Heat transfer enhancement with laminar liquid-gas slug flows

This paper investigates a two-phase non-boiling slug flow regime for the purposes of enhancing heat transfer in microchannel heat sinks or compact heat exchangers. The primary focus is upon understanding the mechanisms leading to enhanced heat transfer and also the effect of utilizing different Prandtl number fluids. Experiments were conducted using Infrared thermography and results presented in terms of Nusselt number versus inverse Graetz parameter. These results spanned both the thermal entrance and fully developed flow regions. Nusselt numbers enhancements were observed throughout when data was reduced to account for void fraction. The maximum heat transfer rates observed were up to an order of magnitude greater than those in equivalent single phase flows. However, the extent of enhancement observed was strongly dependent on ratio of slug length to channel dimension with shorter liquid slugs providing optimum performance.
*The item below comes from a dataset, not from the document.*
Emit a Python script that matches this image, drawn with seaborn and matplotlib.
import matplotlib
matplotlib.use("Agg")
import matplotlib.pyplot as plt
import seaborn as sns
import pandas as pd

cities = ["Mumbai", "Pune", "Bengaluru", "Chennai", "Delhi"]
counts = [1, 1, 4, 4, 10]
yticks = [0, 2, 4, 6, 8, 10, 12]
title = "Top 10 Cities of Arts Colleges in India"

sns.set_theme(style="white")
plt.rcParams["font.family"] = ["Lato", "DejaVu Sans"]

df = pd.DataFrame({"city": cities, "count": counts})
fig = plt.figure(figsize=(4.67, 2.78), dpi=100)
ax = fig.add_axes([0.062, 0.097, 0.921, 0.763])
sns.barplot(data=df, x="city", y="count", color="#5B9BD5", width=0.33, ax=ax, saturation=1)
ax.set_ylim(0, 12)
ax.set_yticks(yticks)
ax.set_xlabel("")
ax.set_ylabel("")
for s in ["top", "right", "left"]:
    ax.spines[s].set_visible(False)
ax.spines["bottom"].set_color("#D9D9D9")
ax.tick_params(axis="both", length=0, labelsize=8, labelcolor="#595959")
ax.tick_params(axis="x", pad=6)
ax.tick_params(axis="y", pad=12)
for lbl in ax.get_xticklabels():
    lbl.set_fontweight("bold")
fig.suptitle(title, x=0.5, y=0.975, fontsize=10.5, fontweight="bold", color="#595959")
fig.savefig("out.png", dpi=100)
It was also highlighted that the thermal entrance region for the slug flow regime analyzed was independent of flow Reynolds number and instead was characterized by the liquid slug length alone. This was verified through Nusselt number measurements over inverse Graetz number ranges from 10 -4 to 100 and slug length to channel diameter ratio from 1 to 32. The results obtained also highlight some interesting variations between the transitions from entrance to fully developed flow when using different Prandtl number fluids. Low Prandtl number fluids show a strong oscillation in heat transfer rates resulting from an internal circulation within liquid slugs however, these diminished significantly when the high Prandtl number fluids were employed. Overall, this study highlights the mechanisms which offer significantly heat transfer enhancements in heat exchange devices employing two-phase gas-liquid flows without boiling. ©2010 IEEE.